--- start of Data rows ---

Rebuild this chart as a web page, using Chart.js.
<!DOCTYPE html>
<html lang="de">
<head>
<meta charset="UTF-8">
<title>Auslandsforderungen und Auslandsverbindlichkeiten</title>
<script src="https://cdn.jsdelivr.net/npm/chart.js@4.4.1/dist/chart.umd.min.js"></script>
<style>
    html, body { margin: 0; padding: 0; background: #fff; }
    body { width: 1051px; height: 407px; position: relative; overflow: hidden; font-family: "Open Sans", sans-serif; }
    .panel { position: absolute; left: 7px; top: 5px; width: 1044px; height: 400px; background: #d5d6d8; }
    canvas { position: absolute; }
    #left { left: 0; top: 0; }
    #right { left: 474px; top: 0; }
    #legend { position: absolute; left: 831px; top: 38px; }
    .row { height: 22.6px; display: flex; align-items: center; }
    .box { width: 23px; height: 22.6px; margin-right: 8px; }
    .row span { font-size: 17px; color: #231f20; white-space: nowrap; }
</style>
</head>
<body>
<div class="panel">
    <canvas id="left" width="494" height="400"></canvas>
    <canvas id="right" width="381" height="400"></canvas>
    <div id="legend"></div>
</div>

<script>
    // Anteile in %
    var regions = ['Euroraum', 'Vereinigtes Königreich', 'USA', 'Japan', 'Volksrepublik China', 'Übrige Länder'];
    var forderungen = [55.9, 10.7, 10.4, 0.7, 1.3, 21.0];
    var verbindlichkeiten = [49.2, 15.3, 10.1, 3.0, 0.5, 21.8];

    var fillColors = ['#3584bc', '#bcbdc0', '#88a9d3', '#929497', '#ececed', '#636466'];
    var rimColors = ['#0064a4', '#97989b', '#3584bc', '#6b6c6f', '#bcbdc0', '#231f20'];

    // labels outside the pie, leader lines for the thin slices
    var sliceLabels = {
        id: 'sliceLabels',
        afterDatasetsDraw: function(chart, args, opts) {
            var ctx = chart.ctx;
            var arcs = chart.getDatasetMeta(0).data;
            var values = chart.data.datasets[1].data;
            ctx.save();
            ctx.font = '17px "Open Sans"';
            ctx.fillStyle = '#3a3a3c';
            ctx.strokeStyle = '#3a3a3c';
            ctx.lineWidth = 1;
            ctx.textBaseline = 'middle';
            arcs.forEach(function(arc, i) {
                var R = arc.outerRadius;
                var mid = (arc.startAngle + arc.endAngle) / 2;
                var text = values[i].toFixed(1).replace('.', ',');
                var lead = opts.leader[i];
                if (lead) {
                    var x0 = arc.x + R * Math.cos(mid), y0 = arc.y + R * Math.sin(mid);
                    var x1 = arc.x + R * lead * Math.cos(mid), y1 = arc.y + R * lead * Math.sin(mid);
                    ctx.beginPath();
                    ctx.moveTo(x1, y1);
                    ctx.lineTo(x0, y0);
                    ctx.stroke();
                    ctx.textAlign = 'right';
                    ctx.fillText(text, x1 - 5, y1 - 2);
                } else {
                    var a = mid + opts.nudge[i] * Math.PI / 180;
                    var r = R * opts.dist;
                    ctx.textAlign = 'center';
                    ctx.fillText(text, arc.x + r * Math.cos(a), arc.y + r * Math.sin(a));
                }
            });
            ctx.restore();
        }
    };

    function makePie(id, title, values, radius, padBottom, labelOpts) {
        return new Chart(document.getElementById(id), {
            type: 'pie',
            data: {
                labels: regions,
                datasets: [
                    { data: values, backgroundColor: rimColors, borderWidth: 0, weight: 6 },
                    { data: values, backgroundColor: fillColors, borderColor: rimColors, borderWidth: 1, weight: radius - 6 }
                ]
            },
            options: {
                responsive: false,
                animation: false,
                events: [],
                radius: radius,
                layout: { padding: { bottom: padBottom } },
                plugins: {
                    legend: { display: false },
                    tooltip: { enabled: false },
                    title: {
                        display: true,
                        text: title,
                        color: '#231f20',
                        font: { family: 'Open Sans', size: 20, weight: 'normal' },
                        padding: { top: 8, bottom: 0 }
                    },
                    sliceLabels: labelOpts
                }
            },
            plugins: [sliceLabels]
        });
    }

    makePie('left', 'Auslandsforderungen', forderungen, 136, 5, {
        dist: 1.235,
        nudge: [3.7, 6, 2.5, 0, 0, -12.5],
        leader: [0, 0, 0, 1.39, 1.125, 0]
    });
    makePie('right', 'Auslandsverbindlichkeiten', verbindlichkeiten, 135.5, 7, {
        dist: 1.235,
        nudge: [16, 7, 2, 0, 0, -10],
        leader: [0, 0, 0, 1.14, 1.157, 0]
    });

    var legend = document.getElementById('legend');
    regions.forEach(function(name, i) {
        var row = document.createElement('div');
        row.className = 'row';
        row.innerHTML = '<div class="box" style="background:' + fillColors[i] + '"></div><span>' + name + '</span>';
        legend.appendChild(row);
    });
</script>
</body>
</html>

--- end of Data rows ---
--- start of Data rows ---

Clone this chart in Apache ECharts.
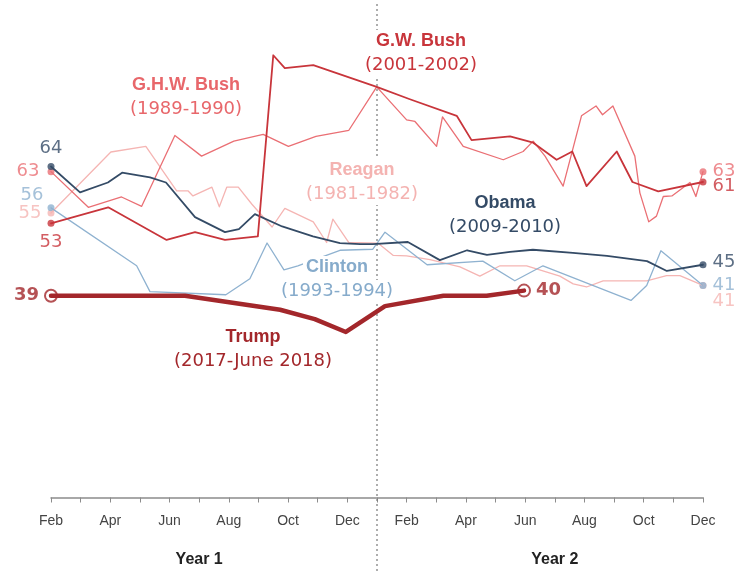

--- end of Data rows ---

Exercise requirements:
Give again, word for word, the lines starting at the line that has "Rebuild this chart" and ending at the line that has "var verbindlichkeiten = [49.2, 15.3, 10.1, 3.0, 0.5, 21.8];", with both of those lines included and nothing else.

Complete answer:
Rebuild this chart as a web page, using Chart.js.
<!DOCTYPE html>
<html lang="de">
<head>
<meta charset="UTF-8">
<title>Auslandsforderungen und Auslandsverbindlichkeiten</title>
<script src="https://cdn.jsdelivr.net/npm/chart.js@4.4.1/dist/chart.umd.min.js"></script>
<style>
    html, body { margin: 0; padding: 0; background: #fff; }
    body { width: 1051px; height: 407px; position: relative; overflow: hidden; font-family: "Open Sans", sans-serif; }
    .panel { position: absolute; left: 7px; top: 5px; width: 1044px; height: 400px; background: #d5d6d8; }
    canvas { position: absolute; }
    #left { left: 0; top: 0; }
    #right { left: 474px; top: 0; }
    #legend { position: absolute; left: 831px; top: 38px; }
    .row { height: 22.6px; display: flex; align-items: center; }
    .box { width: 23px; height: 22.6px; margin-right: 8px; }
    .row span { font-size: 17px; color: #231f20; white-space: nowrap; }
</style>
</head>
<body>
<div class="panel">
    <canvas id="left" width="494" height="400"></canvas>
    <canvas id="right" width="381" height="400"></canvas>
    <div id="legend"></div>
</div>

<script>
    // Anteile in %
    var regions = ['Euroraum', 'Vereinigtes Königreich', 'USA', 'Japan', 'Volksrepublik China', 'Übrige Länder'];
    var forderungen = [55.9, 10.7, 10.4, 0.7, 1.3, 21.0];
    var verbindlichkeiten = [49.2, 15.3, 10.1, 3.0, 0.5, 21.8];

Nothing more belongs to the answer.